US oil production has gained significant momentum and downside risk of US oil production in the short term is limited, even if oil prices collapse to $40/bbl or even $30/bbl, according to Rystad Energy, a Norway-based industry consultant.
Looking at the recent evolution of oil production in the Lower 48 states excluding the Gulf of Mexico, Rystad Energy observes a continuous expansion, with a 430,000-b/d growth from December 2016 to May 2017. Even though late-2016 production levels were adversely exposed to winter storms in several states, the growth from the average level in 2016 fourth quarter to May 2017 is still significant, about 340,000 b/d.
In this year’s first quarter, the majority of shale-dedicated operators were able to achieve oil production levels about the high-end of guidance or beat it on several occasions.

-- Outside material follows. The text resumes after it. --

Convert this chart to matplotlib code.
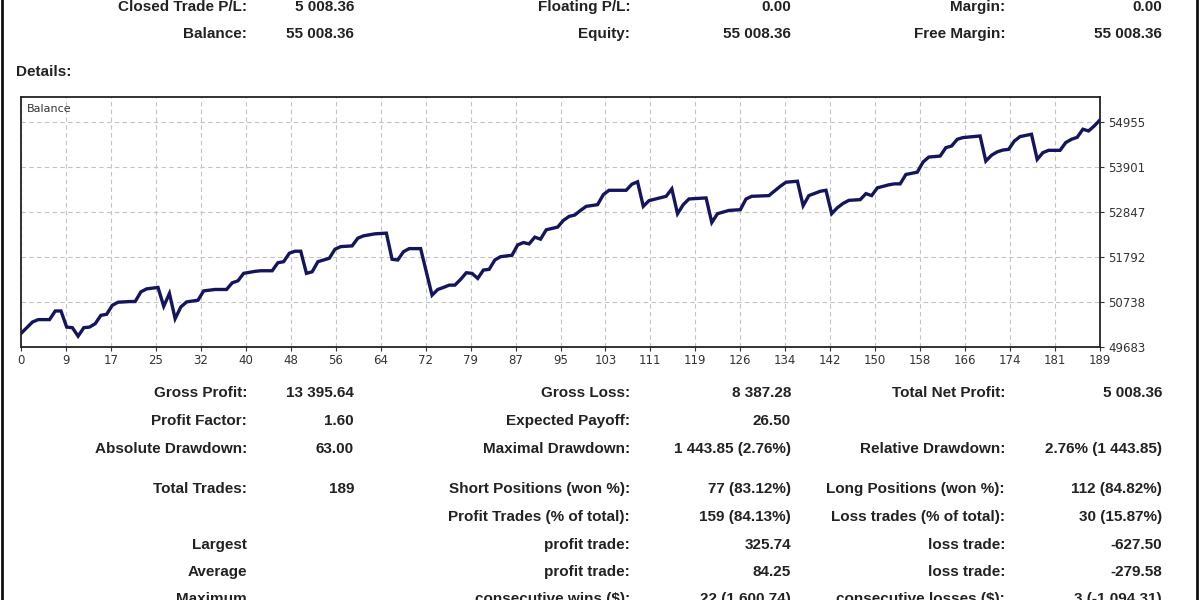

According to Rystad Energy, despite growing concerns about service cost inflation in the most active basins, completion activity is set for a steep expansion throughout the remainder of this year. US Lower 48 oil production is set to expand by an additional 390,000 b/d from May to December assuming a WTI price of $50/bbl, Rystad Energy forecasts.
The recovery in rig counts has been outpacing the growth in completion activity since the second half of 2016, resulting in a strong build-up of new high-quality inventory of drilled uncompleted (DUC) wells. Should the prices collapse to $40/bbl or even $30/bbl level, a major part of these DUCs can still be completed commercially given that drilling costs are sunk. Therefore, a drastic downward shift in the market conditions will not lead to a rapid collapse of the US oil production. No more than 500,000 b/d of December 2017 volumes are at risk in the $30/bbl scenario, according to Rystad Energy.
“If the prices go down to $30/bbl and we assume that operators behave rationally, we should observe relatively quick adjustment of activity, which will result in a temporary contraction of output with stabilization in the fourth quarter at the level 100,000 b/d lower than the current output as base production gets more mature,” says Artem Abramov, vice-president, analysis, at Rystad Energy. “In reality, history tells us that many operators will rely on hedging gains or simply outspend more, so short-term evolution of supply in the $30/bbl world might end up much closer to the rational $40/bbl or even $50/bbl scenarios.”